When it comes to Cam Ward, that won’t be a problem. As far as I know, there is no monetary incentive in Cam’s contract for making the All-Star Game. And he most certainly won’t complain that he’d rather take a trip to the Caribbean than represent his team during the National Hockey League’s big weekend in Raleigh. From the first day of training camp this season, it was clear in talking to Cam, watching him prepare and watching him play that he had his eye on the 58th NHL All-Star Game. Not for money. But for himself, his family and his fans.
It’s been another big year for Cam, who is still only 26 years old. He was already a Stanley Cup Champion. A Conn Smythe winner. A World Champion. This year he became a father. And he wanted to be an All-Star.

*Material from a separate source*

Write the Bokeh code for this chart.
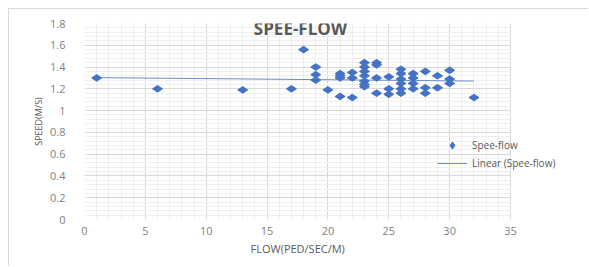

It made for a long day Monday. We had some pretty solid hints that Cam had achieved his goal. But we spent the day waiting for the final, official word, and the green light for Jim Rutherford to give Cam the good news. It came late in the day, and in speaking to him moments later, it was clear how meaningful All-Star Weekend will be for the Canes netminder. He desperately wanted to be on the ice at the RBC Center on January 30, wearing an All-Star sweater in front of his home crowd – his Caniacs. And now he will be.
And he deserves to be. Cam currently ranks second in the NHL in saves (1025), fourth in games played (34), fourth in minutes (1954) and seventh in the NHL in save percentage. He has 17 of the Canes’ 20 victories. He has suffered just four regulation losses in his last 19 games, with a 2.06 goals-against average and a .949 save percentage during that span. He has made more than 40 saves five times this season, and won in four of those five games. He is one of the main two pillars upon which the Hurricanes are built, the man with the most wins in franchise history both in the regular season and the playoffs. And, yeah, he’s the one who was named first star in Game 7 of the Stanley Cup Finals on June 19, 2006, and got to raise a Conn Smythe Trophy and a Stanley Cup at the conclusion of that one.
For his part, the other big Canes cornerstone is thrilled to be heading to the All-Star Game in his “home city” too. For Eric Staal, it will be his fourth consecutive All-Star Game, something no other player in franchise history has accomplished. As my PR partner-in-crime Kyle Hanlin pointed out last week, Eric has been involved in a mid-season NHL “event” every season since his rookie year – whether it was a YoungStars Game, an All-Star Game or an Olympics. And from the day Raleigh was awarded the 2011 All-Star Game, Eric has spoken seemingly every day about the thrill of playing in an All-Star Game in front of his own fans.
But on Monday, even he seemed more interested in hearing about his teammate. Maybe it was because it seemed like a foregone conclusion that Eric would be there again. Maybe it was because only Eric truly understands Cam’s position, as the other player with the weight of a team on his shoulders night-in-and-night-out. Or maybe he just wanted to hear good news about his friend.
So when we talked Monday about potential plans for the announcement, Eric first asked if I had heard anything about Cam. And in response to a congratulatory text message after both players had finally heard the official word from Mr. Rutherford, Eric’s reply was simply: “Thanks. Glad Cam will be there too. Well deserved.”
All-Star Weekend is bound to be special for any of us connected with the organization, from the players to the front office to the fans. It’s our chance to show off our building, our city and our tremendous supporters. And we now know that we also get to show off our two cornerstone players, and the 18-year-old kid quickly working his way into that elite group. What a scene it will be at the RBC Center, when those names are read over the loudspeakers.
And how nice it is to know that moment is what it’s all about for the Hurricanes All-Stars being introduced. It’s for themselves, for their families and for their fans.